--- START OF Information provided ---
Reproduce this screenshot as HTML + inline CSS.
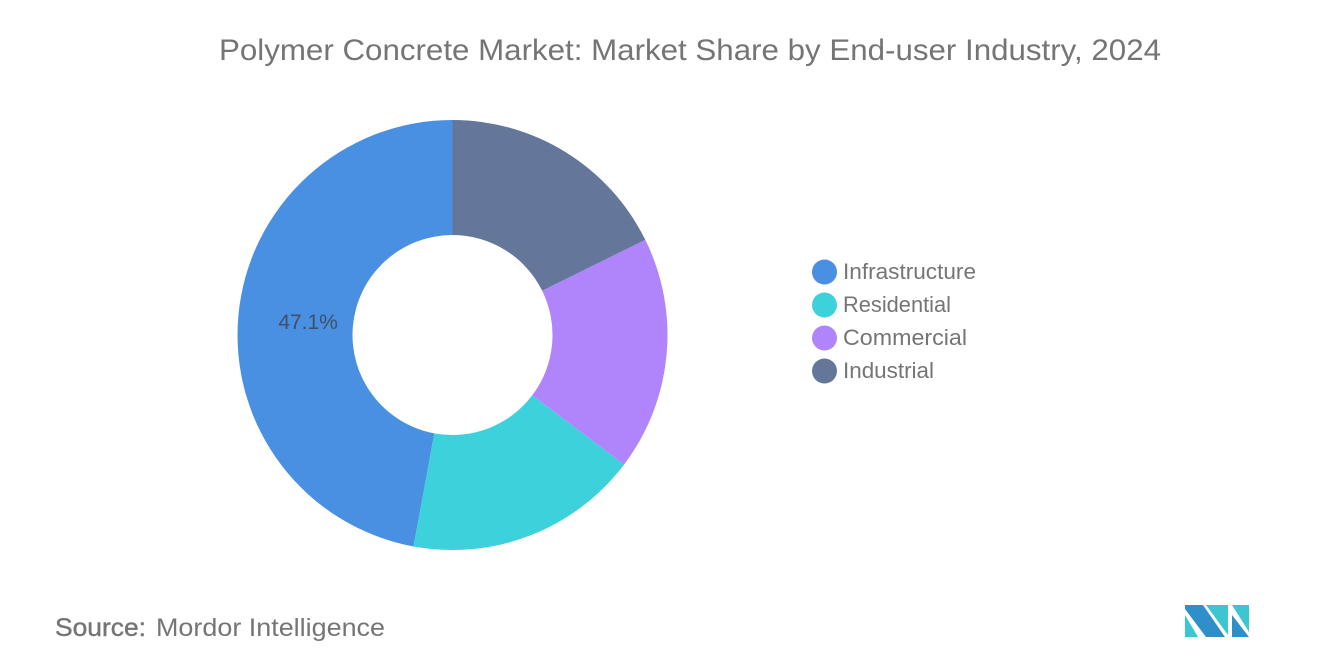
<!DOCTYPE html>
<html lang="en">
<head>
<meta charset="utf-8">
<title>Polymer Concrete Market Share</title>
<style>
html,body{margin:0;padding:0;background:#fff;width:1320px;height:665px;overflow:hidden}
svg{display:block}
text{font-family:"Liberation Sans",sans-serif}
</style>
</head>
<body>
<svg id="chart" width="1320" height="665" viewBox="0 0 1320 665" xmlns="http://www.w3.org/2000/svg">
  <text x="219" y="60" font-size="30" fill="#757575" textLength="942" lengthAdjust="spacingAndGlyphs">Polymer Concrete Market: Market Share by End-user Industry, 2024</text>
  <g id="slices"></g>
  <g id="labels"></g>
  <g id="legend"></g>
  <text x="55" y="636" font-size="25" fill="#757575" textLength="91" lengthAdjust="spacingAndGlyphs" style="stroke:#757575;stroke-width:.4">Source:</text>
  <text x="156" y="636" font-size="25" fill="#757575" textLength="229" lengthAdjust="spacingAndGlyphs">Mordor Intelligence</text>
  <g>
    <polygon points="1185,615 1185,637 1198,637" fill="#3ec6d0"/>
    <polygon points="1185,605 1203,605 1225,637 1206,637 1185,609" fill="#2f8fc9"/>
    <polygon points="1206,605 1228,605 1228,635" fill="#3ec6d0"/>
    <polygon points="1232,605 1249,605 1249,632" fill="#3ec6d0"/>
    <polygon points="1232,615 1249,637 1232,637" fill="#2f8fc9"/>
  </g>
</svg>
<script>
const categories = ["Infrastructure", "Residential", "Commercial", "Industrial"];
const shares = [47.1, 17.6, 17.6, 17.7];
const printedLabels = ["47.1%", "", "", ""];
const colors = ["#4a90e2", "#3dd1dc", "#b085fb", "#64779b"];

const NS = "http://www.w3.org/2000/svg";
const cx = 452.5, cy = 335, outerR = 215, innerR = 100, labelR = 145;
const legendTextWidths = { Infrastructure: 133, Residential: 108, Commercial: 124, Industrial: 91 };
const total = shares.reduce(function (a, b) { return a + b; }, 0);

// Angle axis: slices run counter-clockwise from 12 o'clock.
function angleAt(cum) {
  return -cum / total * 2 * Math.PI;
}
function pt(r, a) {
  return [cx + r * Math.sin(a), cy - r * Math.cos(a)];
}
function arcPath(a0, a1) {
  const large = Math.abs(a1 - a0) > Math.PI ? 1 : 0;
  const p0 = pt(outerR, a0), p1 = pt(outerR, a1), p2 = pt(innerR, a1), p3 = pt(innerR, a0);
  return "M" + p0[0] + " " + p0[1] +
    "A" + outerR + " " + outerR + " 0 " + large + " 0 " + p1[0] + " " + p1[1] +
    "L" + p2[0] + " " + p2[1] +
    "A" + innerR + " " + innerR + " 0 " + large + " 1 " + p3[0] + " " + p3[1] + "Z";
}

const slicesG = document.getElementById("slices");
const labelsG = document.getElementById("labels");
const legendG = document.getElementById("legend");
let cum = 0;
categories.forEach(function (cat, i) {
  const a0 = angleAt(cum);
  const a1 = angleAt(cum + shares[i]);
  const slice = document.createElementNS(NS, "path");
  slice.setAttribute("d", arcPath(a0, a1));
  slice.setAttribute("fill", colors[i]);
  
  
  slicesG.appendChild(slice);

  if (printedLabels[i]) {
    const mid = (a0 + a1) / 2;
    const p = pt(labelR, mid);
    const t = document.createElementNS(NS, "text");
    t.setAttribute("x", p[0]);
    t.setAttribute("y", p[1] + 7);
    t.setAttribute("text-anchor", "middle");
    t.setAttribute("font-size", "21");
    t.setAttribute("fill", "#3f5068");
    t.textContent = printedLabels[i];
    
    
    labelsG.appendChild(t);
  }
  cum += shares[i];

  const y = 272 + i * 33;
  const dot = document.createElementNS(NS, "circle");
  dot.setAttribute("cx", 824.5);
  dot.setAttribute("cy", y);
  dot.setAttribute("r", 12.5);
  dot.setAttribute("fill", colors[i]);
  
  
  legendG.appendChild(dot);

  const lab = document.createElementNS(NS, "text");
  lab.setAttribute("x", 843);
  lab.setAttribute("y", y + 7);
  lab.setAttribute("font-size", "22");
  lab.setAttribute("fill", "#757575");
  if (legendTextWidths[cat]) {
    lab.setAttribute("textLength", legendTextWidths[cat]);
    lab.setAttribute("lengthAdjust", "spacingAndGlyphs");
  }
  lab.textContent = cat;
  
  
  legendG.appendChild(lab);
});
</script>
</body>
</html>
--- END OF Information provided ---
### [Problem requirements]
Write out the full set of lines verbatim, without the pictures.

### [Response to the exercise]
Reproduce this screenshot as HTML + inline CSS.
<!DOCTYPE html>
<html lang="en">
<head>
<meta charset="utf-8">
<title>Polymer Concrete Market Share</title>
<style>
html,body{margin:0;padding:0;background:#fff;width:1320px;height:665px;overflow:hidden}
svg{display:block}
text{font-family:"Liberation Sans",sans-serif}
</style>
</head>
<body>
<svg id="chart" width="1320" height="665" viewBox="0 0 1320 665" xmlns="http://www.w3.org/2000/svg">
  <text x="219" y="60" font-size="30" fill="#757575" textLength="942" lengthAdjust="spacingAndGlyphs">Polymer Concrete Market: Market Share by End-user Industry, 2024</text>
  <g id="slices"></g>
  <g id="labels"></g>
  <g id="legend"></g>
  <text x="55" y="636" font-size="25" fill="#757575" textLength="91" lengthAdjust="spacingAndGlyphs" style="stroke:#757575;stroke-width:.4">Source:</text>
  <text x="156" y="636" font-size="25" fill="#757575" textLength="229" lengthAdjust="spacingAndGlyphs">Mordor Intelligence</text>
  <g>
    <polygon points="1185,615 1185,637 1198,637" fill="#3ec6d0"/>
    <polygon points="1185,605 1203,605 1225,637 1206,637 1185,609" fill="#2f8fc9"/>
    <polygon points="1206,605 1228,605 1228,635" fill="#3ec6d0"/>
    <polygon points="1232,605 1249,605 1249,632" fill="#3ec6d0"/>
    <polygon points="1232,615 1249,637 1232,637" fill="#2f8fc9"/>
  </g>
</svg>
<script>
const categories = ["Infrastructure", "Residential", "Commercial", "Industrial"];
const shares = [47.1, 17.6, 17.6, 17.7];
const printedLabels = ["47.1%", "", "", ""];
const colors = ["#4a90e2", "#3dd1dc", "#b085fb", "#64779b"];

const NS = "http://www.w3.org/2000/svg";
const cx = 452.5, cy = 335, outerR = 215, innerR = 100, labelR = 145;
const legendTextWidths = { Infrastructure: 133, Residential: 108, Commercial: 124, Industrial: 91 };
const total = shares.reduce(function (a, b) { return a + b; }, 0);

// Angle axis: slices run counter-clockwise from 12 o'clock.
function angleAt(cum) {
  return -cum / total * 2 * Math.PI;
}
function pt(r, a) {
  return [cx + r * Math.sin(a), cy - r * Math.cos(a)];
}
function arcPath(a0, a1) {
  const large = Math.abs(a1 - a0) > Math.PI ? 1 : 0;
  const p0 = pt(outerR, a0), p1 = pt(outerR, a1), p2 = pt(innerR, a1), p3 = pt(innerR, a0);
  return "M" + p0[0] + " " + p0[1] +
    "A" + outerR + " " + outerR + " 0 " + large + " 0 " + p1[0] + " " + p1[1] +
    "L" + p2[0] + " " + p2[1] +
    "A" + innerR + " " + innerR + " 0 " + large + " 1 " + p3[0] + " " + p3[1] + "Z";
}

const slicesG = document.getElementById("slices");
const labelsG = document.getElementById("labels");
const legendG = document.getElementById("legend");
let cum = 0;
categories.forEach(function (cat, i) {
  const a0 = angleAt(cum);
  const a1 = angleAt(cum + shares[i]);
  const slice = document.createElementNS(NS, "path");
  slice.setAttribute("d", arcPath(a0, a1));
  slice.setAttribute("fill", colors[i]);
  
  
  slicesG.appendChild(slice);

  if (printedLabels[i]) {
    const mid = (a0 + a1) / 2;
    const p = pt(labelR, mid);
    const t = document.createElementNS(NS, "text");
    t.setAttribute("x", p[0]);
    t.setAttribute("y", p[1] + 7);
    t.setAttribute("text-anchor", "middle");
    t.setAttribute("font-size", "21");
    t.setAttribute("fill", "#3f5068");
    t.textContent = printedLabels[i];
    
    
    labelsG.appendChild(t);
  }
  cum += shares[i];

  const y = 272 + i * 33;
  const dot = document.createElementNS(NS, "circle");
  dot.setAttribute("cx", 824.5);
  dot.setAttribute("cy", y);
  dot.setAttribute("r", 12.5);
  dot.setAttribute("fill", colors[i]);
  
  
  legendG.appendChild(dot);

  const lab = document.createElementNS(NS, "text");
  lab.setAttribute("x", 843);
  lab.setAttribute("y", y + 7);
  lab.setAttribute("font-size", "22");
  lab.setAttribute("fill", "#757575");
  if (legendTextWidths[cat]) {
    lab.setAttribute("textLength", legendTextWidths[cat]);
    lab.setAttribute("lengthAdjust", "spacingAndGlyphs");
  }
  lab.textContent = cat;
  
  
  legendG.appendChild(lab);
});
</script>
</body>
</html>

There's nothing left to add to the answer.